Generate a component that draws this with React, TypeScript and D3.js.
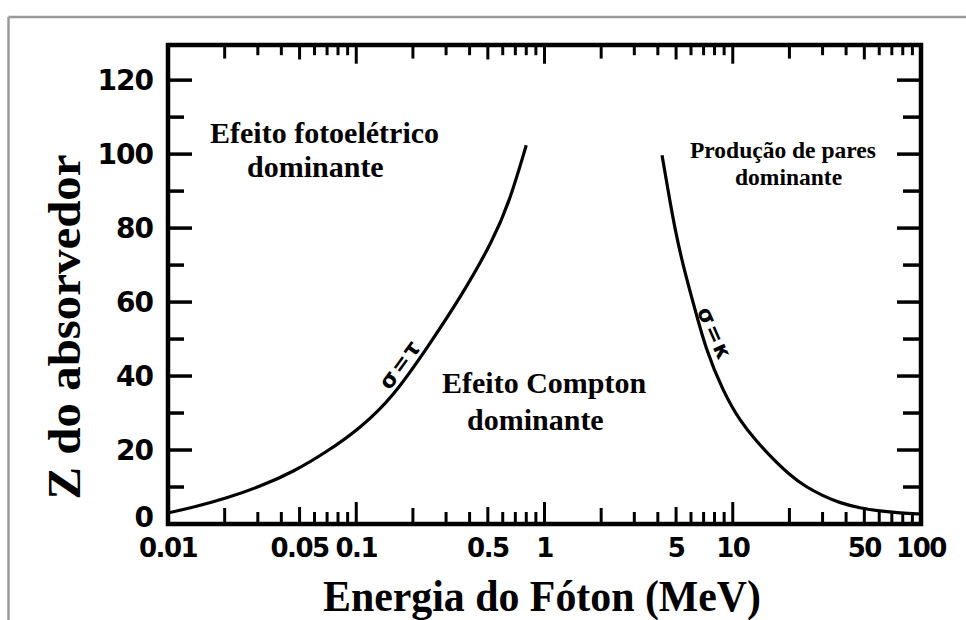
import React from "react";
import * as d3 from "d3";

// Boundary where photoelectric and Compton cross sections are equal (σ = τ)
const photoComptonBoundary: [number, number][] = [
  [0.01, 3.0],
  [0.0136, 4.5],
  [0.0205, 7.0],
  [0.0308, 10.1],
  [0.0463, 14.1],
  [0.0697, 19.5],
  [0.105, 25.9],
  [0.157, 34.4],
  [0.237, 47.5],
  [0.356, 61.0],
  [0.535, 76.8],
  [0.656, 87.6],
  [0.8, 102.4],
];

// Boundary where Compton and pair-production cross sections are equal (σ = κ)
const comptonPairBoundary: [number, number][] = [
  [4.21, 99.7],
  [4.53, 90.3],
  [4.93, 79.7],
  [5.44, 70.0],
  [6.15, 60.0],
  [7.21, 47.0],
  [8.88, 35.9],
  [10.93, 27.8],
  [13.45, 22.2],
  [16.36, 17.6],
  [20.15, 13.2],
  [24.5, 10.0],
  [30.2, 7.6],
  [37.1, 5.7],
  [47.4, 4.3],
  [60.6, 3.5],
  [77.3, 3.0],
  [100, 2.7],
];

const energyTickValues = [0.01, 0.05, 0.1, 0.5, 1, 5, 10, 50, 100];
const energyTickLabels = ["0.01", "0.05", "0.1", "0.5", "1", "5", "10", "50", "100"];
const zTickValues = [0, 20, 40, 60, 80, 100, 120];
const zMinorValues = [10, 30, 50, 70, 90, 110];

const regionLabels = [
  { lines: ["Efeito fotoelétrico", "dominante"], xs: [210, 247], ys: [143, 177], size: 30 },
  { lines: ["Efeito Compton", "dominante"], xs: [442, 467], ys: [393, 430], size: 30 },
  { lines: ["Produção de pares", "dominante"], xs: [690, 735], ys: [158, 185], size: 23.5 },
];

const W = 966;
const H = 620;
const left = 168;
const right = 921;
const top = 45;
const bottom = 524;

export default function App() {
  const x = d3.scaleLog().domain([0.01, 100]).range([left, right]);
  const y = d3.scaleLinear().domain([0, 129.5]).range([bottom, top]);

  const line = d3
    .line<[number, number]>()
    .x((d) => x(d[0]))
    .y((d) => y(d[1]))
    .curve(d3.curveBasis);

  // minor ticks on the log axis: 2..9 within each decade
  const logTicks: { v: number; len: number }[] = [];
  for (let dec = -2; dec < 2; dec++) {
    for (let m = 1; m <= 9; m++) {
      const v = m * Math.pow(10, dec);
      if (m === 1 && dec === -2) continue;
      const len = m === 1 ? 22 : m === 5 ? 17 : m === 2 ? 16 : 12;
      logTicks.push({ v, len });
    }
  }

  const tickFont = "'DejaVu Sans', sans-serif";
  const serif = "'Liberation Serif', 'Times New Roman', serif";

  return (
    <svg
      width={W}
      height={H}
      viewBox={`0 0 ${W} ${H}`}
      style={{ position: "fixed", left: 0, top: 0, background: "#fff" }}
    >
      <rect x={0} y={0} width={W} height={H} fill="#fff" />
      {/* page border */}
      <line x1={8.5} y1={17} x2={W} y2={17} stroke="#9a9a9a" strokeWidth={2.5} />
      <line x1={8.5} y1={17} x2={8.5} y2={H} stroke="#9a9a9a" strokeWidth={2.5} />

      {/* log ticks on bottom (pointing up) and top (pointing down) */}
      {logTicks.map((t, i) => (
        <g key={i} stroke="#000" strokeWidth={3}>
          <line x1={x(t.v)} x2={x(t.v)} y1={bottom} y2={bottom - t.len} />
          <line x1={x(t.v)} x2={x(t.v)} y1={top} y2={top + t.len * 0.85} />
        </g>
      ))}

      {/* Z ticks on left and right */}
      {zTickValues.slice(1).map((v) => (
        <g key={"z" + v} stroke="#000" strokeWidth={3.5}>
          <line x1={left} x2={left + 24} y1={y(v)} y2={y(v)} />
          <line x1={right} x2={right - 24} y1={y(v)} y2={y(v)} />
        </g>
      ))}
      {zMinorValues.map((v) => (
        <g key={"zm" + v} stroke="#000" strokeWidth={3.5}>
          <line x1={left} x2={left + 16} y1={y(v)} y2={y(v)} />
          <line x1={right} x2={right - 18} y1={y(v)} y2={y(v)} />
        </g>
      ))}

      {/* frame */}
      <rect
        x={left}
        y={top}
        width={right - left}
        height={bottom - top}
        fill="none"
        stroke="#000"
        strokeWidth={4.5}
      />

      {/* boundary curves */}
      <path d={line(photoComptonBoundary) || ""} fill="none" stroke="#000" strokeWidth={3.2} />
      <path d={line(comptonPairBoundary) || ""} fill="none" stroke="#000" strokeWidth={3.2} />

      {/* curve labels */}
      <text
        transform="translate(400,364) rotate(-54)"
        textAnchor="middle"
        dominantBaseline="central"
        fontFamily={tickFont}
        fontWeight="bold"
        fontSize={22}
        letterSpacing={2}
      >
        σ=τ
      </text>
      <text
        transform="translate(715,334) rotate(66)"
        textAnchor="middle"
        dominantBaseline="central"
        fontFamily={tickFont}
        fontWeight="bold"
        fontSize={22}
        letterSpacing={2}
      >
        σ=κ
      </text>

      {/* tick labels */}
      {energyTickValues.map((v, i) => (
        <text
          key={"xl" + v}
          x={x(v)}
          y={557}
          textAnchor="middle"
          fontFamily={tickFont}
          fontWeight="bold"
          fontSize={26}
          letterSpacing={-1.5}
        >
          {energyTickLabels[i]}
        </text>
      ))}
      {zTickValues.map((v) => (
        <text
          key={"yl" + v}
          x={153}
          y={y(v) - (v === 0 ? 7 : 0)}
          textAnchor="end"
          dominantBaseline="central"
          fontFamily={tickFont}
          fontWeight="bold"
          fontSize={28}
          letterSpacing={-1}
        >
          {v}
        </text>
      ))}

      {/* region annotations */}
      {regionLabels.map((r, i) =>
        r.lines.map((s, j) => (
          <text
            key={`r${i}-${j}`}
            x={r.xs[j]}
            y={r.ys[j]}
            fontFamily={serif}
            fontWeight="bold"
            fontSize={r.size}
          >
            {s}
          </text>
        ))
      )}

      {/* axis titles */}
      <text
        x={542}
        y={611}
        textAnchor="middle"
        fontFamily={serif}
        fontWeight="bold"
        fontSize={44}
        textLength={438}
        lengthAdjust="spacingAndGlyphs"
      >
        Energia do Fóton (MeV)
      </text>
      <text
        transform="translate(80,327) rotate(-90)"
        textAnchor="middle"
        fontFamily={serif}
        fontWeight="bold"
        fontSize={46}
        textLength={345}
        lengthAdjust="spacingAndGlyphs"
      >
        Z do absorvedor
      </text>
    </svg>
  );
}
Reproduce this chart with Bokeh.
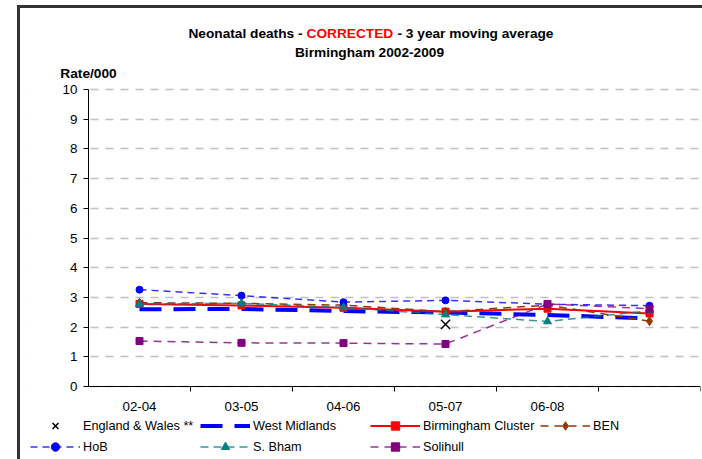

[The request] Pull out each line containing the word "this" and copy it.

[Task output]
Generate a component that draws this with React, TypeScript and D3.js.
Reproduce this chart with Bokeh.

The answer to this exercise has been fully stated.